Missed payments are the bigger risk
Even if on-time BNPL payments do not appear on your credit report, missed payments can. Many providers that do not routinely report to bureaus will report delinquencies and charge-offs. A BNPL balance that goes to collections will appear on your credit report and can stay there. The low friction of BNPL purchases makes it easy to accumulate multiple plans with different payment schedules and miss one. Keeping a list of active BNPL commitments with their due dates, and checking before adding a new one, reduces this risk considerably.
BNPL and debt-to-income in lending decisions
Even if BNPL payments do not appear on your credit report, lenders for mortgages and other large loans may ask about monthly financial commitments on an application. Active BNPL payment schedules are a real monthly obligation even when they are not on the report, and lenders are increasingly aware of this. If you are planning to apply for a significant loan in the near future, having fewer active BNPL commitments simplifies the picture.
The regulatory picture is still developing
The CFPB has looked closely at BNPL and there has been regulatory activity around how these products are classified and what consumer protections apply.

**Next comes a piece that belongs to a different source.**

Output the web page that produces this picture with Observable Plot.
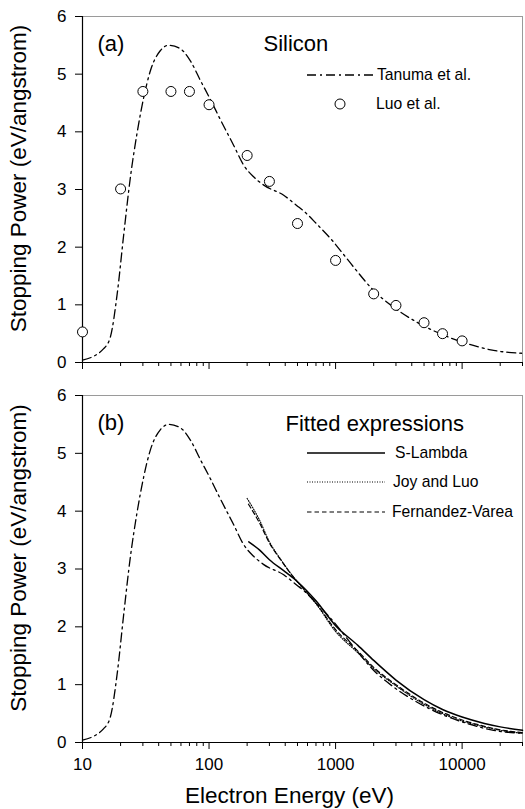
<!DOCTYPE html>
<html>
<head>
<meta charset="utf-8">
<script src="https://cdn.jsdelivr.net/npm/d3@7"></script>
<script src="https://cdn.jsdelivr.net/npm/@observablehq/plot@0.6"></script>
<style>
  html, body { margin: 0; padding: 0; background: #fff; }
  #chart svg { display: block; }
</style>
</head>
<body>
<div id="chart"></div>
<script>
// ---- data ----
const tanumaE  = [10, 14.7, 16.6, 18.8, 21.2, 23.9, 26.9, 30.5, 34.4, 41.3, 47.9, 59.4, 71.2, 85.5, 102, 123, 157, 188, 225, 269, 389, 495, 558, 711, 955, 1150, 1383, 1995, 2870, 4380, 6690, 10900, 17700, 29500];
const tanumaSP = [0.04, 0.24, 0.44, 1.19, 2.23, 3.21, 3.96, 4.6, 5.06, 5.41, 5.5, 5.44, 5.23, 4.89, 4.57, 4.21, 3.76, 3.42, 3.22, 3.08, 2.9, 2.72, 2.63, 2.4, 2.1, 1.88, 1.66, 1.25, 0.96, 0.7, 0.5, 0.33, 0.21, 0.16];

const luoE  = [10, 20, 30, 50, 70, 100, 200, 300, 500, 1000, 2000, 3000, 5000, 7000, 10000];
const luoSP = [0.53, 3.01, 4.7, 4.7, 4.7, 4.47, 3.59, 3.14, 2.41, 1.77, 1.19, 0.99, 0.69, 0.5, 0.375];

const sLambdaE  = [206, 250, 300, 400, 500, 700, 1000, 1500, 2000, 3000, 5000, 7000, 10000, 15000, 20000, 30000];
const sLambdaSP = [3.47, 3.33, 3.16, 2.95, 2.78, 2.45, 2.02, 1.68, 1.42, 1.08, 0.74, 0.57, 0.44, 0.33, 0.27, 0.21];

const joyLuoE  = [200, 250, 300, 365, 465, 560, 700, 1000, 1500, 2000, 3000, 5000, 7000, 10000, 15000, 20000, 30000];
const joyLuoSP = [4.22, 3.85, 3.47, 3.18, 2.86, 2.65, 2.4, 1.92, 1.55, 1.28, 0.98, 0.66, 0.5, 0.37, 0.27, 0.21, 0.16];

const fvE  = [205, 250, 300, 365, 465, 560, 700, 1000, 1500, 2000, 3000, 5000, 7000, 10000, 15000, 20000, 30000];
const fvSP = [4.12, 3.8, 3.45, 3.17, 2.86, 2.66, 2.41, 1.95, 1.58, 1.3, 1.0, 0.68, 0.52, 0.39, 0.28, 0.22, 0.17];

const majorTicksX = [10, 100, 1000, 10000];
const minorTicksX = [20, 30, 40, 50, 60, 70, 80, 90, 200, 300, 400, 500, 600, 700, 800, 900,
                     2000, 3000, 4000, 5000, 6000, 7000, 8000, 9000, 20000, 30000];
const ticksY = [0, 1, 2, 3, 4, 5, 6];

const xTitle = "Electron Energy (eV)";
const yTitle = "Stopping Power (eV/angstrom)";
const panelLabels = ["(a)", "(b)"];
const titleA = "Silicon";
const titleB = "Fitted expressions";
const legendANames = ["Tanuma et al.", "Luo et al."];
const legendBNames = ["S-Lambda", "Joy and Luo", "Fernandez-Varea"];

// ---- tables ----
const zip = (xs, ys) => xs.map((x, i) => ({x, y: ys[i]}));
const tanuma = zip(tanumaE, tanumaSP);
const luo = zip(luoE, luoSP);
const sLambda = zip(sLambdaE, sLambdaSP);
const joyLuo = zip(joyLuoE, joyLuoSP);
const fv = zip(fvE, fvSP);

const FONT = "'Liberation Sans', Arial, Helvetica, sans-serif";
const DASHDOT = "9,4,2,4";
const DOTTED = "1,1.5";
const DASHED = "4.5,3";

function commonMarks(showLabels) {
  return [
    Plot.frame({stroke: "#9a9a9a", strokeWidth: 1}),
    Plot.ruleX([10], {stroke: "black", strokeWidth: 1.2}),
    Plot.ruleY([0], {stroke: "black", strokeWidth: 1.2}),
    Plot.axisY(ticksY, {tickSize: 7, tickPadding: 9, fontSize: 17, label: null, tickFormat: d => String(d)}),
    Plot.axisX(majorTicksX, {tickSize: 7, tickPadding: 8, fontSize: 17, label: null,
      tickFormat: showLabels ? (d => String(d)) : (() => "")}),
    Plot.axisX(minorTicksX, {tickSize: 4, label: null, tickFormat: () => ""}),
    Plot.text([yTitle], {frameAnchor: "left", rotate: -90, dx: -64, dy: -11,
      fontSize: 22.5, textAnchor: "middle", lineAnchor: "middle"})
  ];
}

function legendMark(build) {
  return () => {
    const g = d3.create("svg:g").attr("font-family", FONT).attr("text-anchor", "start");
    build(g);
    return g.node();
  };
}

const scales = {
  x: {type: "log", domain: [10, 30000]},
  y: {domain: [0, 6]}
};

// ---- panel (a) ----  (SVG spans page y 0..375)
const plotA = Plot.plot({
  width: 525, height: 375,
  marginTop: 16, marginBottom: 13, marginLeft: 82, marginRight: 3,
  style: {fontFamily: FONT, fontSize: "17px", background: "white", color: "black"},
  ...scales,
  marks: [
    ...commonMarks(false),
    Plot.line(tanuma, {x: "x", y: "y", stroke: "black", strokeWidth: 1.3, strokeDasharray: DASHDOT, curve: "monotone-x"}),
    Plot.dot(luo, {x: "x", y: "y", r: 5, stroke: "black", strokeWidth: 1, fill: "white"}),
    Plot.text([panelLabels[0]], {frameAnchor: "top-left", dx: 15, dy: 27, fontSize: 22, textAnchor: "start", lineAnchor: "middle"}),
    Plot.text([titleA], {frameAnchor: "top-left", dx: 181, dy: 27, fontSize: 22, textAnchor: "start", lineAnchor: "middle"}),
    legendMark(g => {
      g.append("line").attr("x1", 307).attr("x2", 375).attr("y1", 75).attr("y2", 75)
        .attr("stroke", "black").attr("stroke-width", 1.3).attr("stroke-dasharray", DASHDOT);
      g.append("text").attr("x", 377).attr("y", 75).attr("dy", "0.35em").attr("font-size", 15.7).text(legendANames[0]);
      g.append("circle").attr("cx", 340).attr("cy", 104).attr("r", 5).attr("fill", "white").attr("stroke", "black");
      g.append("text").attr("x", 376).attr("y", 104).attr("dy", "0.35em").attr("font-size", 15.7).text(legendANames[1]);
    })
  ]
});

// ---- panel (b) ----  (SVG spans page y 375..809)
const OFF = 375;
const plotB = Plot.plot({
  width: 525, height: 434,
  marginTop: 20, marginBottom: 67, marginLeft: 82, marginRight: 3,
  style: {fontFamily: FONT, fontSize: "17px", background: "white", color: "black"},
  ...scales,
  marks: [
    ...commonMarks(true),
    Plot.line(tanuma, {x: "x", y: "y", stroke: "black", strokeWidth: 1.3, strokeDasharray: DASHDOT, curve: "monotone-x"}),
    Plot.line(joyLuo, {x: "x", y: "y", stroke: "black", strokeWidth: 1.1, strokeDasharray: DOTTED, curve: "monotone-x"}),
    Plot.line(fv, {x: "x", y: "y", stroke: "black", strokeWidth: 1.2, strokeDasharray: DASHED, curve: "monotone-x"}),
    Plot.line(sLambda, {x: "x", y: "y", stroke: "black", strokeWidth: 1.5, curve: "monotone-x"}),
    Plot.text([panelLabels[1]], {frameAnchor: "top-left", dx: 15, dy: 27, fontSize: 22, textAnchor: "start", lineAnchor: "middle"}),
    Plot.text([titleB], {frameAnchor: "top-left", dx: 203, dy: 28, fontSize: 22, textAnchor: "start", lineAnchor: "middle"}),
    Plot.text([xTitle], {frameAnchor: "bottom", dx: -13, dy: 53, fontSize: 22.5, textAnchor: "middle", lineAnchor: "middle"}),
    legendMark(g => {
      const rows = [
        {y: 453 - OFF, dash: null, w: 1.5, tx: 395},
        {y: 482 - OFF, dash: DOTTED, w: 1.1, tx: 393},
        {y: 512 - OFF, dash: DASHED, w: 1.2, tx: 392}
      ];
      rows.forEach((r, i) => {
        const ln = g.append("line").attr("x1", 307).attr("x2", 385).attr("y1", r.y).attr("y2", r.y)
          .attr("stroke", "black").attr("stroke-width", r.w);
        if (r.dash) ln.attr("stroke-dasharray", r.dash);
        g.append("text").attr("x", r.tx).attr("y", r.y).attr("dy", "0.35em").attr("font-size", 15.7).text(legendBNames[i]);
      });
    })
  ]
});

const chart = document.getElementById("chart");
chart.appendChild(plotA);
chart.appendChild(plotB);
</script>
</body>
</html>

The rules are not settled and may look different in a year or two from how they look now. If you have a dispute with a BNPL provider, the CFPB complaint process is available at consumerfinance.gov/complaint and your state attorney general is another option.
BNPL can be a useful payment tool when used for purchases you could afford outright and when you track the payment schedule carefully. The credit implications are genuinely provider-specific, so checking directly with the provider and the CFPB for current information makes more sense than assuming.
This article is general educational information only. BNPL reporting practices and regulations are changing. Verify current details with your specific provider and at consumerfinance.gov.